▶ **REQUIREMENTS**: Repeat the material verbatim. Images are excluded from the copy.

--- Start INFORMATION PROVIDED ---

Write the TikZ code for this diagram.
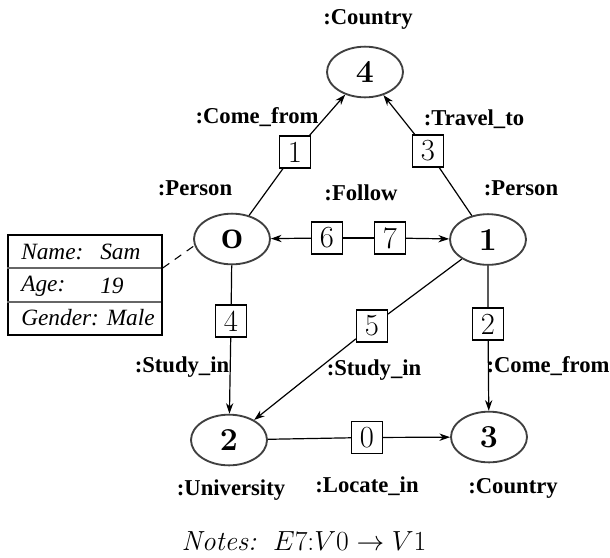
\documentclass[tikz,border=0pt]{standalone}
\usepackage{fontspec}
\newfontfamily\lblfont{Liberation Serif}
\newfontfamily\cellfont{Liberation Serif Italic}
\usetikzlibrary{shapes.geometric,arrows.meta}
\begin{document}
\begin{tikzpicture}[x=0.75pt,y=-0.75pt,
  vertex/.style={ellipse,draw=black!75,line width=1.4pt,minimum width=57pt,
    minimum height=38pt,inner sep=0pt,font=\fontsize{24}{28}\selectfont\bfseries},
  edgebox/.style={rectangle,draw=black,line width=1.1pt,fill=white,
    minimum width=23pt,minimum height=24pt,inner sep=0pt,
    font=\fontsize{23}{26}\selectfont},
  tag/.style={font=\lblfont\fontsize{17}{20}\selectfont\bfseries,inner sep=0pt},
  link/.style={line width=0.9pt,-{Stealth[length=8pt,width=5.5pt]}},
  plain/.style={line width=0.9pt},
  cell/.style={font=\cellfont\fontsize{17.5}{20}\selectfont,anchor=west,inner sep=0pt}
]
\useasboundingbox (0,0) rectangle (610,557);

% vertices
\node[vertex] (n4) at (365,72) {4};
\node[vertex] (n0) at (232,239) {\lblfont\bfseries\fontsize{21}{24}\selectfont O};
\node[vertex] (n1) at (488,239.5) {1};
\node[vertex] (n2) at (229,440) {2};
\node[vertex] (n3) at (489,437) {3};

% edge ids
\node[edgebox] (b1) at (295,152) {1};
\node[edgebox] (b3) at (428,151) {3};
\node[edgebox] (b6) at (327,238) {6};
\node[edgebox] (b7) at (390,238) {7};
\node[edgebox] (b4) at (231,321) {4};
\node[edgebox] (b5) at (372,326) {5};
\node[edgebox] (b2) at (488,324) {2};
\node[edgebox] (b0) at (367,437.5) {0};

% edges
\draw[link] (n0) -- (b1) -- (n4);
\draw[link] (n1) -- (b3) -- (n4);
\draw[link] (b6) -- (n0);
\draw[plain] (b6) -- (b7);
\draw[link] (b7) -- (n1);
\draw[link] (n0) -- (b4) -- (n2);
\draw[link] (n1) -- (b5) -- (n2);
\draw[link] (n1) -- (b2) -- (n3);
\draw[link] (n2) -- (b0) -- (n3);

% type and relation labels
\node[tag] (t4) at (368,19) {:Country};
\node[tag] (l1) at (257,117) {:Come\_from};
\node[tag] (l3) at (474,119) {:Travel\_to};
\node[tag] (t0) at (195,188) {:Person};
\node[tag] (lf) at (361,193) {:Follow};
\node[tag] (t1) at (521,188) {:Person};
\node[tag] (l4) at (182,367) {:Study\_in};
\node[tag] (l5) at (374,370) {:Study\_in};
\node[tag] (l2) at (548,366) {:Come\_from};
\node[tag] (t2) at (231,490) {:University};
\node[tag] (l0) at (367,486) {:Locate\_in};
\node[tag] (t3) at (513,488) {:Country};

% attribute table of vertex 0
\node[draw=black,line width=1.1pt,minimum width=115.5pt,minimum height=75pt,
  inner sep=0pt] (tbl) at (85,285) {};
\draw[black!60,line width=1pt] (tbl.west |- 0,268) -- (161,268);
\draw[black!60,line width=1pt] (tbl.west |- 0,302) -- (161,302);
\node[cell] (c1) at (21,252) {Name:};
\node[cell] (c2) at (100,252) {Sam};
\node[cell] (c3) at (21,286) {Age:};
\node[cell] (c4) at (100,286) {19};
\node[cell] (c5) at (21,318) {Gender: Male};
\coordinate (tbljoint) at (tbl.east |- 0,268);
\draw[line width=0.8pt,dash pattern=on 6pt off 5pt] (tbljoint) -- (n0.190);

% note
\node[font=\fontsize{20.74}{24}\selectfont] (note) at (304,541)
  {\textit{Notes:}\ \ $E7$:$V0\rightarrow V1$};
\end{tikzpicture}
\end{document}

--- End INFORMATION PROVIDED ---

▶ **EXERCISE ANSWER**:
Write the TikZ code for this diagram.
\documentclass[tikz,border=0pt]{standalone}
\usepackage{fontspec}
\newfontfamily\lblfont{Liberation Serif}
\newfontfamily\cellfont{Liberation Serif Italic}
\usetikzlibrary{shapes.geometric,arrows.meta}
\begin{document}
\begin{tikzpicture}[x=0.75pt,y=-0.75pt,
  vertex/.style={ellipse,draw=black!75,line width=1.4pt,minimum width=57pt,
    minimum height=38pt,inner sep=0pt,font=\fontsize{24}{28}\selectfont\bfseries},
  edgebox/.style={rectangle,draw=black,line width=1.1pt,fill=white,
    minimum width=23pt,minimum height=24pt,inner sep=0pt,
    font=\fontsize{23}{26}\selectfont},
  tag/.style={font=\lblfont\fontsize{17}{20}\selectfont\bfseries,inner sep=0pt},
  link/.style={line width=0.9pt,-{Stealth[length=8pt,width=5.5pt]}},
  plain/.style={line width=0.9pt},
  cell/.style={font=\cellfont\fontsize{17.5}{20}\selectfont,anchor=west,inner sep=0pt}
]
\useasboundingbox (0,0) rectangle (610,557);

% vertices
\node[vertex] (n4) at (365,72) {4};
\node[vertex] (n0) at (232,239) {\lblfont\bfseries\fontsize{21}{24}\selectfont O};
\node[vertex] (n1) at (488,239.5) {1};
\node[vertex] (n2) at (229,440) {2};
\node[vertex] (n3) at (489,437) {3};

% edge ids
\node[edgebox] (b1) at (295,152) {1};
\node[edgebox] (b3) at (428,151) {3};
\node[edgebox] (b6) at (327,238) {6};
\node[edgebox] (b7) at (390,238) {7};
\node[edgebox] (b4) at (231,321) {4};
\node[edgebox] (b5) at (372,326) {5};
\node[edgebox] (b2) at (488,324) {2};
\node[edgebox] (b0) at (367,437.5) {0};

% edges
\draw[link] (n0) -- (b1) -- (n4);
\draw[link] (n1) -- (b3) -- (n4);
\draw[link] (b6) -- (n0);
\draw[plain] (b6) -- (b7);
\draw[link] (b7) -- (n1);
\draw[link] (n0) -- (b4) -- (n2);
\draw[link] (n1) -- (b5) -- (n2);
\draw[link] (n1) -- (b2) -- (n3);
\draw[link] (n2) -- (b0) -- (n3);

% type and relation labels
\node[tag] (t4) at (368,19) {:Country};
\node[tag] (l1) at (257,117) {:Come\_from};
\node[tag] (l3) at (474,119) {:Travel\_to};
\node[tag] (t0) at (195,188) {:Person};
\node[tag] (lf) at (361,193) {:Follow};
\node[tag] (t1) at (521,188) {:Person};
\node[tag] (l4) at (182,367) {:Study\_in};
\node[tag] (l5) at (374,370) {:Study\_in};
\node[tag] (l2) at (548,366) {:Come\_from};
\node[tag] (t2) at (231,490) {:University};
\node[tag] (l0) at (367,486) {:Locate\_in};
\node[tag] (t3) at (513,488) {:Country};

% attribute table of vertex 0
\node[draw=black,line width=1.1pt,minimum width=115.5pt,minimum height=75pt,
  inner sep=0pt] (tbl) at (85,285) {};
\draw[black!60,line width=1pt] (tbl.west |- 0,268) -- (161,268);
\draw[black!60,line width=1pt] (tbl.west |- 0,302) -- (161,302);
\node[cell] (c1) at (21,252) {Name:};
\node[cell] (c2) at (100,252) {Sam};
\node[cell] (c3) at (21,286) {Age:};
\node[cell] (c4) at (100,286) {19};
\node[cell] (c5) at (21,318) {Gender: Male};
\coordinate (tbljoint) at (tbl.east |- 0,268);
\draw[line width=0.8pt,dash pattern=on 6pt off 5pt] (tbljoint) -- (n0.190);

% note
\node[font=\fontsize{20.74}{24}\selectfont] (note) at (304,541)
  {\textit{Notes:}\ \ $E7$:$V0\rightarrow V1$};
\end{tikzpicture}
\end{document}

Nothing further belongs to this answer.